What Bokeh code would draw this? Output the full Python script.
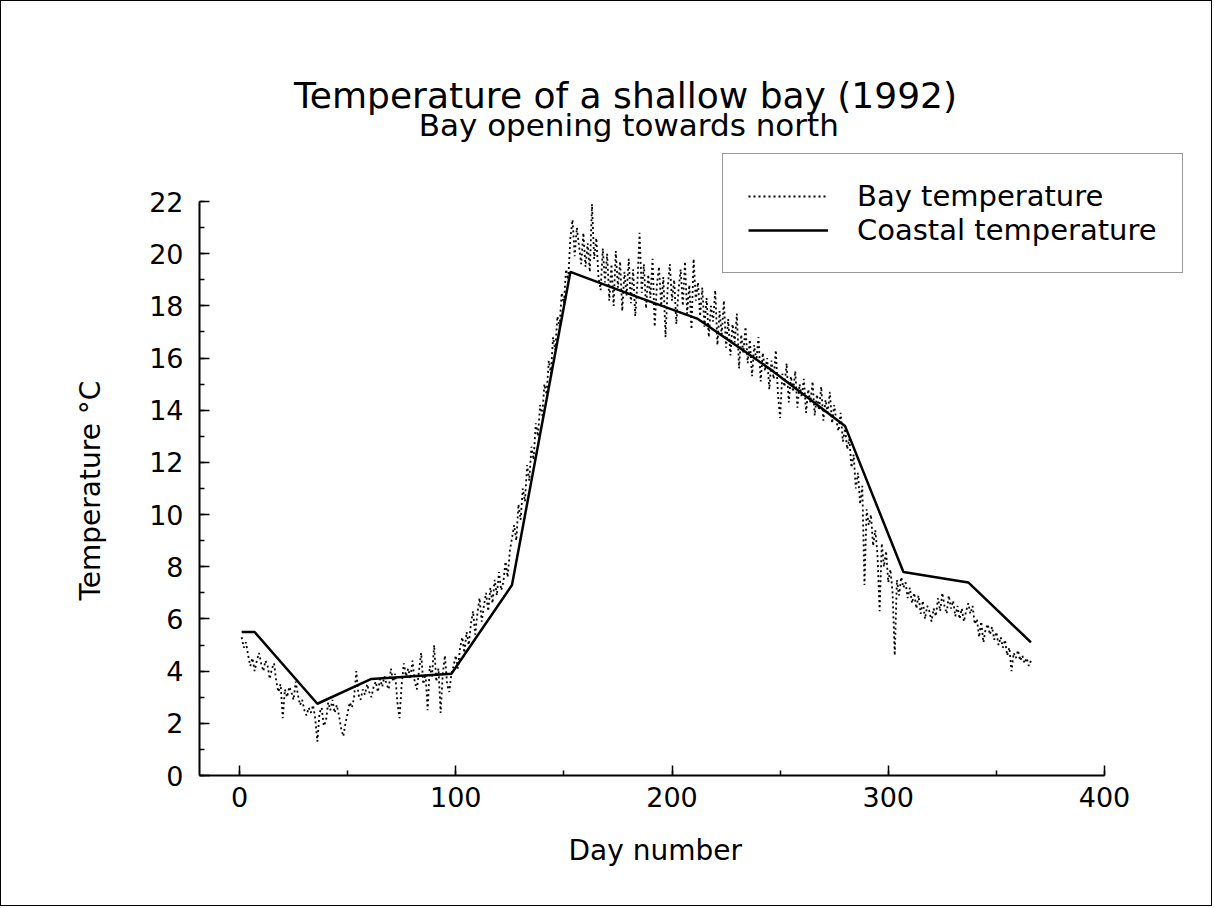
from bokeh.plotting import figure
from bokeh.models import Range1d, Legend, LegendItem, Label, SingleIntervalTicker, Title
from bokeh.embed import file_html
from bokeh.resources import INLINE

# ---- data ----
bay_days = list(range(1, 367))
bay_temp = [
    # days 1-36
    5.3, 4.9, 5.1, 4.6, 4.2, 4.5, 4.0, 4.4, 4.7, 4.3, 4.0, 4.4, 4.2, 3.7, 4.1, 4.3, 3.6, 3.2,
    3.5, 2.2, 3.3, 3.0, 3.4, 3.2, 2.9, 3.6, 3.1, 2.7, 2.9, 2.5, 2.3, 2.6, 2.4, 2.7, 2.2, 1.3,
    # days 37-98
    2.4, 2.6, 1.9, 2.1, 2.8, 2.5, 2.9, 2.4, 2.7, 2.3, 1.8, 1.5, 2.0, 2.4, 2.8, 2.6, 3.0, 4.0,
    3.1, 2.9, 3.3, 3.1, 3.5, 3.2, 3.0, 3.4, 3.6, 3.2, 3.7, 3.4, 3.8, 3.5, 3.3, 4.1, 3.6, 3.9,
    2.8, 2.2, 3.5, 4.3, 3.8, 4.1, 3.7, 4.4, 3.6, 3.3, 4.0, 4.7, 3.5, 3.9, 2.5, 4.2, 3.8, 5.0,
    3.6, 4.1, 2.4, 3.9, 4.6, 3.5, 3.2, 3.9,
    # days 99-126
    4.2, 4.6, 4.1, 4.9, 5.3, 4.7, 5.5, 5.0, 5.8, 6.3, 5.4, 6.2, 6.8, 5.9, 6.5, 7.0, 6.3, 7.2,
    6.6, 7.5, 6.9, 7.8, 7.1, 7.4, 8.2, 7.6, 8.6, 9.1,
    # days 127-153
    9.6, 9.0, 10.4, 9.8, 11.0, 10.5, 11.9, 11.3, 12.6, 12.1, 13.5, 13.0, 14.2, 13.8, 15.0,
    14.6, 15.9, 15.4, 16.8, 16.3, 17.6, 17.2, 18.5, 18.1, 19.4, 19.0, 20.6,
    # days 154-180
    21.3, 19.9, 21.0, 20.3, 19.6, 20.8, 19.5, 20.4, 19.3, 21.9, 19.8, 20.6, 19.1, 18.6, 20.2,
    18.9, 20.0, 18.2, 19.6, 18.0, 20.1, 18.7, 19.7, 17.8, 19.3, 18.4, 19.8,
    # days 181-212
    18.1, 19.4, 17.6, 18.9, 20.8, 18.5, 19.6, 17.9, 19.2, 18.3, 19.8, 17.2, 18.8, 19.5, 18.0,
    19.1, 16.8, 18.7, 19.6, 18.2, 19.0, 17.3, 18.6, 19.4, 18.0, 19.7, 17.7, 18.8, 17.1, 19.8,
    18.2, 18.9,
    # days 213-245
    17.6, 18.7, 17.2, 18.3, 16.8, 18.0, 17.4, 18.6, 16.5, 17.8, 16.9, 18.2, 16.4, 17.5, 16.1,
    17.3, 16.6, 17.7, 15.6, 16.9, 16.2, 17.2, 15.8, 16.7, 15.3, 16.5, 15.9, 16.8, 15.1, 16.2,
    15.5, 16.0, 14.8,
    # days 246-280
    15.9, 15.2, 16.3, 14.6, 13.7, 15.4, 14.9, 15.8, 14.3, 15.3, 14.7, 15.5, 14.1, 15.0, 14.5,
    15.2, 13.9, 14.8, 14.3, 15.1, 13.8, 14.6, 14.0, 14.9, 13.6, 14.4, 13.9, 14.7, 13.5, 14.2,
    13.6, 13.2, 13.9, 12.8, 13.3,
    # days 281-307
    12.5, 12.9, 11.8, 12.3, 11.0, 11.6, 10.4, 11.1, 7.3, 10.2, 9.6, 10.0, 8.8, 9.4, 8.5, 6.3,
    8.9, 8.0, 8.6, 7.4, 7.9, 7.0, 4.6, 7.5, 6.9, 7.6, 7.2,
    # days 308-337
    7.4, 6.8, 7.2, 6.6, 7.0, 6.4, 6.9, 6.2, 6.7, 6.0, 6.5, 6.3, 5.9, 6.4, 6.1, 6.8, 6.3, 7.0,
    6.5, 6.2, 6.9, 6.4, 6.7, 6.1, 6.5, 6.0, 6.4, 5.9, 6.3, 6.6,
    # days 338-366
    6.2, 6.5, 5.8, 6.0, 5.3, 5.9, 5.1, 5.6, 5.8, 5.4, 5.7, 5.2, 5.5, 5.0, 5.3, 4.9, 5.2, 4.6,
    4.9, 4.0, 4.7, 4.5, 4.8, 4.4, 4.6, 4.3, 4.5, 4.2, 4.4,
]

coastal_days = [1, 7, 36, 61, 98, 126, 153, 182, 212, 245, 280, 307, 337, 366]
coastal_temp = [5.5, 5.5, 2.75, 3.7, 3.9, 7.3, 19.3, 18.4, 17.5, 15.6, 13.4, 7.8, 7.4, 5.1]

x_axis_bounds = (-18.5, 400)
y_axis_bounds = (0, 22)
x_ticks_interval = 100
y_ticks_interval = 2

title_text = "Temperature of a shallow bay (1992)"
subtitle_text = "Bay opening towards north"
x_label = "Day number"
y_label = "Temperature \u00b0C"

FONT = "DejaVu Sans"

W, H = 1212, 906
LEFT, BOTTOM = 198, 132
PX_X = 2.1625   # pixels per day
PX_Y = 26.0909  # pixels per degree
x_end = x_axis_bounds[0] + (W - LEFT) / PX_X
y_end = (H - BOTTOM) / PX_Y

p = figure(width=W, height=H, output_backend="svg", toolbar_location=None,
           x_range=Range1d(x_axis_bounds[0], x_end), y_range=Range1d(0, y_end), title=None)
p.min_border_left = LEFT
p.min_border_right = 0
p.min_border_top = 0
p.min_border_bottom = BOTTOM
p.outline_line_color = None
p.xgrid.visible = False
p.ygrid.visible = False
p.background_fill_color = "white"
p.border_fill_color = "white"
p.styles = {"border": "1px solid black"}

r_bay = p.line(bay_days, bay_temp, line_color="black", line_width=1.8, line_dash="2 3")
r_coast = p.line(coastal_days, coastal_temp, line_color="black", line_width=2.5)

for ax in (p.xaxis[0], p.yaxis[0]):
    ax.axis_line_width = 2
    ax.axis_line_color = "black"
    ax.major_tick_in = 10
    ax.major_tick_out = 0
    ax.minor_tick_in = 5
    ax.minor_tick_out = 0
    ax.major_tick_line_width = 1.5
    ax.minor_tick_line_width = 1.5
    ax.major_tick_line_color = "black"
    ax.minor_tick_line_color = "black"
    ax.major_label_text_font = FONT
    ax.major_label_text_font_size = "27px"
    ax.major_label_text_color = "black"

p.xaxis[0].bounds = x_axis_bounds
p.yaxis[0].bounds = y_axis_bounds
p.xaxis[0].ticker = SingleIntervalTicker(interval=x_ticks_interval, num_minor_ticks=2)
p.yaxis[0].ticker = SingleIntervalTicker(interval=y_ticks_interval, num_minor_ticks=2)
p.xaxis[0].major_label_standoff = 11
p.yaxis[0].major_label_standoff = 16

# axis titles placed as Title annotations so they can be offset along the axes
p.add_layout(Title(text=x_label, align="left", offset=369, standoff=44,
                   text_font=FONT, text_font_size="28px", text_font_style="normal",
                   text_color="black"), "below")
p.add_layout(Title(text=y_label, align="left", offset=175, standoff=80,
                   text_font=FONT, text_font_size="28px", text_font_style="normal",
                   text_color="black"), "left")

p.add_layout(Label(x=178.5, y=26.05, text=title_text, text_align="center",
                   text_baseline="middle", text_font=FONT, text_font_size="36px",
                   text_color="black"))
p.add_layout(Label(x=180.0, y=24.92, text=subtitle_text, text_align="center",
                   text_baseline="middle", text_font=FONT, text_font_size="31px",
                   text_color="black"))

legend = Legend(items=[LegendItem(label="Bay temperature", renderers=[r_bay]),
                       LegendItem(label="Coastal temperature", renderers=[r_coast])],
                location=(523, 502), orientation="vertical")
legend.border_line_color = "#333333"
legend.border_line_width = 1.5
legend.background_fill_alpha = 1
legend.label_text_font = FONT
legend.label_text_font_size = "29px"
legend.label_text_color = "black"
legend.glyph_width = 80
legend.glyph_height = 24
legend.label_height = 24
legend.label_standoff = 29
legend.padding = 25
legend.spacing = 0
legend.margin = 0
p.add_layout(legend)

open("out.html", "w").write(file_html(p, INLINE))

Short exercise: Give again, word for word, every line from the top of the data through the line with "from bokeh.resources import INLINE", both ends included, and exclude the pictures.

Response below:
What Bokeh code would draw this? Output the full Python script.
from bokeh.plotting import figure
from bokeh.models import Range1d, Legend, LegendItem, Label, SingleIntervalTicker, Title
from bokeh.embed import file_html
from bokeh.resources import INLINE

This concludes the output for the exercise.